Hopefully this will be a handy reference point for determining what's going on in your own parish or for testing your own liturgical preferences against a theological standard.


  1. Just another reminder, which Rorate-caeli blogspot has also posted:

  2. This is really good! Thanks!

  3. I don't have the book. It looks appealing.
    Not having the book, I'm curious about how "high" music would have to be to be "too high." Is the level of music determined by the secular culture? Not having the book, I don't know.

    Is Gregorian Chant "too high"? It's supposed to be given pride of place. In practice, it seems that "pride of place" is like the corner chair reserved for the crazy great uncle when he comes to visit.

    Also, I've always been put back by the idea that active participation means everyone has to be singing. Here too it seems that there needs to be a balance between internal and external participation. If people are singing, and not uniting themselves to the sacrificial reality of the mass, they are missing a lot.

    Ok, I'm done venting....

  4. aquinasadmirer,
    There are various ways high music can be "too high".
    1. The music becomes the focus of the Mass (concert performance).
    2. Required perfection excludes all but a tiny handful from a schola cantorum.
    3. The music director dictates the entire Mass.
    4. No training/education of the congregation on the music, so they don't really know/understand what is being sung or why. If the congregation can't actively participate (without singing) in the purpose of the chant, then what's the point? It becomes really loud background music that distracts from the sacrifice of the Mass.

    At least, that's some of what I see as possibilities.

  5. Imho, I think the Parish deserves a chance to grow in the rich traditions of Sacred Chant and Polyphony. By introducing simple chant (you don't get simpler music than chant, sorry OCP, but you just don't!) a little bit at a time, the Congregation can comfortably grow to include it into their repertoire. One new chant piece each Lent and Advent, print the Latin/English translation in the Bulletin, have the choir start it at the Offertory, and then slowly work it in through a Communion Meditation, etc... Chant does deserve Pride of Place, and the Congregation deserves the chance to learn from this most sacred and beautiful music.

  6. Thanks Matthew,

    Given what you've said, it seems like this is primarily an issue of catechesis and instruction.

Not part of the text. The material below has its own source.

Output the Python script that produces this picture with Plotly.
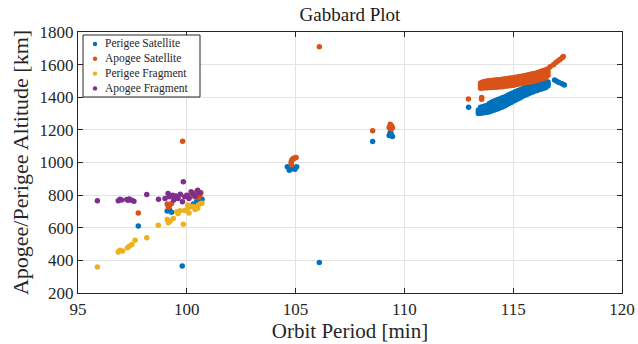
import plotly.graph_objects as go

# ---- Satellites outside the main cluster: period [min], altitude [km] ----
perigee_sat_period = [
    97.77, 99.79, 99.10, 99.20, 99.30, 100.70, 100.45, 100.38, 100.60, 100.30,
    104.62, 104.71, 104.89, 105.05, 104.80, 104.97,
    106.09, 108.54,
    109.35, 109.40, 109.30, 109.45,
    112.95, 113.47,
    116.90, 117.00, 117.10, 117.25, 117.35,
]
perigee_sat_alt = [
    610, 366, 702, 712, 695, 774, 759, 790, 765, 745,
    974, 953, 964, 974, 960, 958,
    387, 1129,
    1185, 1175, 1165, 1160,
    1338, 1321,
    1505, 1498, 1490, 1482, 1475,
]

apogee_sat_period = [
    97.77, 99.81, 99.10, 99.20, 99.30, 99.15, 100.30, 100.45, 100.40, 100.60,
    100.55, 100.20, 100.65,
    104.82, 104.80, 104.80, 104.83, 104.88, 104.95, 105.02, 104.90,
    106.09, 108.54,
    109.35, 109.40, 109.30, 109.40, 109.45,
    112.94, 113.55, 113.55,
    116.70, 116.85, 116.95, 117.05, 117.15, 117.25, 117.30,
]
apogee_sat_alt = [
    691, 1131, 745, 735, 748, 725, 810, 820, 790, 800,
    785, 795, 815,
    985, 995, 1005, 1015, 1022, 1028, 1030, 1025,
    1710, 1194,
    1235, 1225, 1215, 1205, 1215,
    1389, 1399, 1387,
    1587, 1600, 1612, 1622, 1632, 1642, 1650,
]

# ---- Main satellite cluster (113-117 min), one column of altitudes per period ----
cluster_period = [
    113.4, 113.5, 113.6, 113.7, 113.8, 113.9, 114.0, 114.1, 114.2, 114.3,
    114.4, 114.5, 114.6, 114.7, 114.8, 114.9, 115.0, 115.1, 115.2, 115.3,
    115.4, 115.5, 115.6, 115.7, 115.8, 115.9, 116.0, 116.1, 116.2, 116.3,
    116.4, 116.5, 116.6,
]
cluster_perigee = [
    [1300, 1311, 1322], [1302, 1314, 1326, 1338], [1303, 1316, 1329, 1342],
    [1306, 1319, 1332, 1346], [1308, 1322, 1336, 1350], [1311, 1325, 1339, 1353, 1362],
    [1315, 1329, 1343, 1357, 1370], [1320, 1334, 1348, 1362, 1375], [1325, 1339, 1353, 1367, 1380],
    [1330, 1344, 1358, 1372, 1386], [1335, 1349, 1363, 1377, 1391], [1340, 1354, 1368, 1383, 1397],
    [1347, 1361, 1375, 1389, 1402], [1354, 1368, 1382, 1395, 1408], [1361, 1375, 1389, 1402, 1415],
    [1368, 1382, 1395, 1409, 1422], [1375, 1388, 1401, 1415, 1428], [1382, 1395, 1408, 1421, 1434],
    [1389, 1402, 1414, 1427, 1440], [1396, 1408, 1420, 1433, 1445], [1403, 1415, 1427, 1439, 1451],
    [1410, 1422, 1434, 1446, 1457], [1416, 1427, 1439, 1450, 1461], [1421, 1432, 1443, 1454, 1465],
    [1427, 1438, 1448, 1459, 1469], [1432, 1443, 1453, 1463, 1474], [1438, 1448, 1458, 1468, 1478],
    [1442, 1452, 1462, 1472, 1481], [1447, 1456, 1466, 1475, 1484], [1451, 1460, 1469, 1478, 1486],
    [1455, 1464, 1473, 1481, 1489], [1460, 1468, 1477, 1485, 1492], [1470, 1482, 1494],
]
cluster_apogee = [
    [], [1455, 1466, 1477, 1488], [1457, 1469, 1481, 1493],
    [1458, 1470, 1483, 1496], [1459, 1472, 1485, 1499], [1460, 1473, 1487, 1501],
    [1460, 1474, 1488, 1503], [1461, 1475, 1489, 1504], [1462, 1476, 1490, 1505],
    [1463, 1477, 1492, 1507], [1464, 1478, 1493, 1508], [1465, 1480, 1495, 1510],
    [1467, 1482, 1497, 1512], [1469, 1484, 1499, 1514], [1470, 1485, 1501, 1516],
    [1472, 1487, 1503, 1518], [1474, 1489, 1505, 1520], [1477, 1492, 1507, 1522],
    [1479, 1494, 1509, 1524], [1482, 1497, 1512, 1527], [1484, 1499, 1514, 1529],
    [1487, 1502, 1517, 1532], [1490, 1505, 1520, 1535], [1492, 1507, 1523, 1538],
    [1495, 1510, 1526, 1541], [1497, 1513, 1529, 1544], [1500, 1516, 1531, 1546],
    [1504, 1520, 1535, 1550], [1508, 1524, 1539, 1555], [1512, 1528, 1544, 1559],
    [1516, 1532, 1548, 1564], [1520, 1536, 1552, 1568], [1535, 1555, 1575],
]

# ---- Fragments ----
perigee_frag_period = [
    95.89, 96.85, 96.93, 97.05, 97.27, 97.36, 97.47, 97.62, 98.16, 98.69,
    99.10, 99.23, 99.38, 99.15, 99.84, 99.54, 99.69, 99.96, 100.07, 100.23,
    100.38, 100.53, 100.64, 99.90, 100.10, 100.30, 100.50, 100.70, 99.60, 100.05,
]
perigee_frag_alt = [
    360, 452, 462, 458, 477, 487, 497, 524, 538, 616,
    651, 640, 657, 630, 622, 698, 704, 708, 724, 728,
    712, 739, 749, 705, 690, 730, 720, 750, 688, 740,
]

apogee_frag_period = [
    95.89, 96.85, 96.93, 97.00, 97.24, 97.36, 97.30, 97.47, 97.57, 98.16,
    98.70, 99.14, 99.35, 99.84, 99.00, 99.20, 99.50, 99.60, 99.70, 99.90,
    100.00, 100.10, 100.20, 100.30, 100.50, 100.60, 99.40, 99.80, 100.40,
]
apogee_frag_alt = [
    765, 765, 775, 770, 773, 777, 768, 769, 763, 804,
    775, 810, 800, 882, 780, 790, 795, 780, 805, 790,
    800, 780, 820, 805, 830, 815, 770, 760, 795,
]

series_names = ["Perigee Satellite", "Apogee Satellite", "Perigee Fragment", "Apogee Fragment"]
series_colors = ["#0072BD", "#D95319", "#EDB120", "#7E2F8E"]

x_ticks = [95, 100, 105, 110, 115, 120]
y_ticks = [200, 400, 600, 800, 1000, 1200, 1400, 1600, 1800]


def with_cluster(periods, alts, columns):
    xs, ys = list(periods), list(alts)
    for p, col in zip(cluster_period, columns):
        xs.extend([p] * len(col))
        ys.extend(col)
    return xs, ys


ps_x, ps_y = with_cluster(perigee_sat_period, perigee_sat_alt, cluster_perigee)
as_x, as_y = with_cluster(apogee_sat_period, apogee_sat_alt, cluster_apogee)
series_data = [
    (ps_x, ps_y),
    (as_x, as_y),
    (perigee_frag_period, perigee_frag_alt),
    (apogee_frag_period, apogee_frag_alt),
]

fig = go.Figure()
for name, (xs, ys), color in zip(series_names, series_data, series_colors):
    fig.add_trace(go.Scatter(
        x=xs, y=ys, mode="markers", name=name, showlegend=False,
        marker=dict(color=color, size=5.5, line=dict(width=0)),
    ))

serif = "Liberation Serif, DejaVu Serif, serif"
ink = "#262626"

# Compact boxed legend in the upper-left corner of the axes (paper coordinates)
plot_w, plot_h = 544.0, 261.0
box_x0, box_x1 = 5 / plot_w, 122 / plot_w
box_y0, box_y1 = 1 - 65 / plot_h, 1 - 3 / plot_h
row_step = 14.8 / plot_h
first_row = 1 - 12 / plot_h
dot_x = 17 / plot_w
text_x = 25 / plot_w
r_x, r_y = 2.2 / plot_w, 2.2 / plot_h

shapes = [dict(type="rect", xref="paper", yref="paper",
               x0=box_x0, x1=box_x1, y0=box_y0, y1=box_y1,
               line=dict(color=ink, width=1), fillcolor="white", layer="above")]
annotations = []
for i, (name, color) in enumerate(zip(series_names, series_colors)):
    yc = first_row - i * row_step
    shapes.append(dict(type="circle", xref="paper", yref="paper",
                       x0=dot_x - r_x, x1=dot_x + r_x, y0=yc - r_y, y1=yc + r_y,
                       line=dict(width=0), fillcolor=color, layer="above"))
    annotations.append(dict(xref="paper", yref="paper", x=text_x, y=yc,
                            xanchor="left", yanchor="middle", showarrow=False,
                            text=name, font=dict(family=serif, size=11.5, color=ink)))

axis_common = dict(
    showline=True, linecolor=ink, linewidth=1, mirror="ticks",
    ticks="inside", ticklen=5, tickcolor=ink, automargin=False,
    showgrid=True, gridcolor="#e3e3e3", gridwidth=1, zeroline=False,
    tickfont=dict(family=serif, size=17, color=ink),
)

fig.update_layout(
    width=638, height=344,
    margin=dict(l=78, r=16, t=32, b=51),
    paper_bgcolor="white", plot_bgcolor="white",
    title=dict(text="Gabbard Plot", x=0.5, xanchor="center", xref="paper",
               y=1, yref="container", yanchor="top", pad=dict(t=8),
               font=dict(family=serif, size=19, color="#1a1a1a")),
    xaxis=dict(range=[95, 120], tickvals=x_ticks, ticklabelstandoff=1,
               title=dict(text="Orbit Period [min]", standoff=0,
                          font=dict(family=serif, size=21, color=ink)),
               **axis_common),
    yaxis=dict(range=[200, 1800], tickvals=y_ticks,
               title=dict(text="Apogee/Perigee Altitude [km]", standoff=4,
                          font=dict(family=serif, size=22, color=ink)),
               **axis_common),
    shapes=shapes,
    annotations=annotations,
    showlegend=False,
)

fig.write_html("out.html")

    1. I agree. There is a danger here. However, I know on only one parish in my state that might come close to this end of the pendulum.

    2. I'm not sure what is meant by required perfection. But even folk music can be--and is currently being--done badly.

    3. I don't know how this is different from now. Most music directors I've worked with have the attitude "my way or the highway." regardless of the genre of the music.

    4. This can be done with slow incrementally introduced elements of the mass. The time frame would be over the course of a few years. As a kid (in the 70's) we were introduced to new pieces of music about once a month. This was about ten minutes before mass. In short, people will learn the melodies pretty quickly.

    In fact the USCCB's document "Sing to the Lord" has a paragraph that touches on this:

    75. Each worshiping community in the United States, including all age groups and all
    ethnic groups, should, at a minimum, learn Kyrie XVI, Sanctus XVIII, and Agnus Dei XVIII, all of
    which are typically included in congregational worship aids. More difficult chants, such as
    Gloria VIII and settings of the Credo and Pater Noster, might be learned after the easier chants
    have been mastered.71
    76. “The assembly of the faithful should participate in singing the Proper of the Mass as
    much as possible, especially through simple responses and other suitable settings.”72 When the
    congregation does not sing an antiphon or hymn, proper chants from the Graduale Romanum
    might be sung by a choir that is able to render these challenging pieces well. As an easier
    alternative, chants of the Graduale Simplex are recommended. Whenever a choir sings in Latin,
    it is helpful to provide the congregation with a vernacular translation so that they are able to
    “unite themselves interiorly” to what the choir sings.

    Also, I don't equate singing with participation. They may be related, but they aren't equal. I would offer that someone who is silently offering up all of his interior sufferings with the mass is fully participating.

    Again, thank you for your points, they've got me thinking more deeply about the topic.

  7. aquinasadmirer,
    I don't find my point 1 to be very likely, but it is a possibility. By "required perfection", I meant to say that the music director (or what ever one wants to cal him) forms a tiny exclusive group of "worthy" singers, and the Mass becomes all about them and how great they are.

    As to your response to point 4, I'd love to see that come about.

    And I agree that singing is not true participation. The last sentence in 76 is more in lines with what I was thinking.

  8. Matthew,

    Thanks for your thoughts.

    To your "required perfection" statement, yup! The choir is assisting the congregation to worship God. It is NOT a recital for the congregation. I agree with you.

    At my particular parish, the choir is to the left of the sanctuary, and it faces the congregation. I find this location and orientation makes the choir seem like it's singing to the congregation. For me, this makes the focus and purpose of the choir more difficult to understand for both the congregation and the choir itself. This makes the concern you have more difficult to overcome when compared to the choir located in a loft.